Combining ATR Pips with Other Indicators
ATR Pips works great with other tools since it handles the risk management while they handle direction and timing.
With Trend Indicators: Use moving averages or MACD for direction, ATR Pips for stops. When the trend is strong and ATR Pips is rising, you might use wider stops to stay in the move.
With Momentum Oscillators: RSI or Stochastic can show overbought/oversold conditions, while ATR Pips tells you how much volatility to expect. High RSI + low ATR Pips might signal a quiet reversal coming.
With Support/Resistance: When price approaches a key level and ATR Pips is low, the market might be coiling for a breakout. High ATR Pips near support/resistance suggests the level might not hold.
For swing traders, the Average True Range Percentage indicator offers another perspective on volatility analysis, while the best swing trading indicators guide shows how to combine multiple tools effectively.
Quick Questions and Answers
Q: What's the difference between regular ATR and ATR Pips? A: Regular ATR shows volatility in decimal format (like 0.00125). ATR Pips converts that into pip values (12.5 pips) that forex traders actually use for calculations.
Q: Why do I see a red "Invalid" marker sometimes? A: The indicator can't calculate pip values for that symbol, usually because it's not a forex pair. ATR Pips is designed specifically for currency trading.
Q: Should I use different settings on different timeframes? A: The indicator adapts to your timeframe automatically. 5-minute charts will show smaller ATR Pips values than 1-hour charts, which is normal.
Q: Can I use this for stocks or crypto? A: It's optimized for forex pairs. For other markets, stick with regular ATR since they don't use pip measurements.
Q: How often does the reading change?
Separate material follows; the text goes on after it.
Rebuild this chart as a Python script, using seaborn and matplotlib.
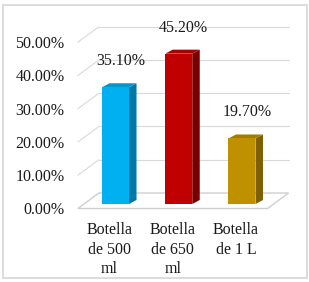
import matplotlib
matplotlib.use("Agg")
import matplotlib.pyplot as plt
import matplotlib.transforms as mtransforms
from matplotlib.patches import Polygon, Rectangle
import seaborn as sns

# data
categorias = ["Botella\nde 500\nml", "Botella\nde 650\nml", "Botella\nde 1 L"]
porcentajes = [35.1, 45.2, 19.7]
etiquetas = ["35.10%", "45.20%", "19.70%"]
ticks_y = [0, 10, 20, 30, 40, 50]

# styling
frente = ["#00b0f0", "#c00000", "#bf9000"]
lado = ["#0078a8", "#7a0000", "#7f6000"]
tapa = ["#0096cf", "#a30000", "#a37b00"]
grid_col = "#d9d9d9"
txt_col = "#1a1a1a"
fuente = "Liberation Serif"
fs = 11.5

W, H = 309, 282
fig = plt.figure(figsize=(W / 100, H / 100), dpi=100)
sns.set_style("white")
plt.rcParams["font.family"] = [fuente, "DejaVu Serif"]

# axes = plane in which the bars stand
x0, x1 = 83.9, 273.6
y_base, y_top = 204, 204 - 55 * 3.326
ax = fig.add_axes([x0 / W, (H - y_base) / H, (x1 - x0) / W, (y_base - y_top) / H])

sns.barplot(x=categorias, y=porcentajes, hue=categorias, palette=frente,
            width=0.427, saturation=1, legend=False, ax=ax, zorder=3,
            linewidth=0)
ax.set_xlim(-0.5, 2.5)
ax.set_ylim(0, 55)
for s in ax.spines.values():
    s.set_visible(False)

# pixel -> data unit conversion
pxu = (x1 - x0) / 3.0
pyu = (y_base - y_top) / 55.0
fdx, fdy = -6 / pxu, -4.5 / pyu      # front plane
bdx, bdy = 15 / pxu, 11 / pyu        # back wall
ddx, ddy = 7.5 / pxu, 4 / pyu        # bar depth

# floor
floor = Polygon([(-0.5 + fdx, fdy), (2.5 + fdx, fdy), (2.5 + bdx, bdy), (-0.5 + bdx, bdy)],
                closed=True, facecolor="white", edgecolor="#cfcfcf", lw=1.0,
                zorder=1, clip_on=False)
ax.add_patch(floor)
# gridlines on back and side walls
for t in ticks_y[1:]:
    ax.plot([-0.5 + fdx, -0.5 + bdx], [t + fdy, t + bdy], color=grid_col, lw=0.8,
            zorder=0.5, clip_on=False)
    ax.plot([-0.5 + bdx, 2.5 + bdx], [t + bdy, t + bdy], color=grid_col, lw=0.8,
            zorder=0.5, clip_on=False)

# 3d faces from the seaborn bars
for i, p in enumerate(ax.patches[:len(porcentajes)]):
    if isinstance(p, Polygon):
        continue
    xl, w, h = p.get_x(), p.get_width(), p.get_height()
    xr = xl + w
    side = Polygon([(xr, 0), (xr + ddx, ddy), (xr + ddx, h + ddy), (xr, h)],
                   closed=True, facecolor=lado[i], lw=0, zorder=2.9, clip_on=False)
    top = Polygon([(xl, h), (xr, h), (xr + ddx, h + ddy), (xl + ddx, h + ddy)],
                  closed=True, facecolor=tapa[i], lw=0, zorder=2.9, clip_on=False)
    ax.add_patch(side)
    ax.add_patch(top)
    ax.annotate(etiquetas[i], xy=(xl + w / 2, h), xytext=(5, 26),
                textcoords="offset pixels", ha="center", va="center",
                fontsize=fs, color=txt_col, family=fuente, zorder=5,
                annotation_clip=False)

# ticks
ax.set_yticks(ticks_y)
ax.set_yticklabels([f"{t:.2f}%" for t in ticks_y])
ax.tick_params(axis="y", length=0, pad=14, labelsize=fs, labelcolor=txt_col)
ax.tick_params(axis="x", length=0, pad=13, labelsize=fs, labelcolor=txt_col)
shift_y = mtransforms.ScaledTranslation(0, -4.5 / 100, fig.dpi_scale_trans)
shift_x = mtransforms.ScaledTranslation(-6 / 100, 0, fig.dpi_scale_trans)
for lab in ax.get_yticklabels():
    lab.set_transform(lab.get_transform() + shift_y)
    lab.set_family(fuente)
for lab in ax.get_xticklabels():
    lab.set_transform(lab.get_transform() + shift_x)
    lab.set_linespacing(1.3)
    lab.set_family(fuente)

# outer border
fig.patches.append(Rectangle((3 / W, 4 / H), 304 / W, 273 / H, transform=fig.transFigure,
                             fill=False, edgecolor=grid_col, lw=1.3))

fig.savefig("out.png", dpi=100)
A: Every new candle updates the calculation, but it's smoothed over your chosen period (default 20), so it won't jump around wildly.
Q: What's the best multiplier for stop losses? A: Depends on your style and risk tolerance. Conservative traders use 1.5x, most use 2x, aggressive traders go 3x. Test what works with your strategy.
Q: Can I combine this with other indicators? A: Absolutely. ATR Pips handles risk management while trend and momentum indicators handle direction. They complement each other perfectly.
The Bottom Line
ATR Pips solves a real problem that every forex trader faces: converting volatility measurements into something you can actually use. No more mental math, no more guessing at stop loss placement, no more arbitrary position sizes.
It won't tell you which direction to trade—that's your job. But it will help you manage risk consistently based on what the market is actually doing, not what you think it should be doing.
Use it to set logical stops based on real market movement. Apply it to position sizing so you risk the same amount regardless of volatility. Watch the bands to spot when the market might be building up for a big move or when things are getting too crazy to trade safely.
Whether you're scalping majors or swing trading exotics, ATR Pips gives you the volatility information in a format that makes sense. Combined with proper entry signals and good risk management, it's one of those simple tools that can make a real difference in your trading results.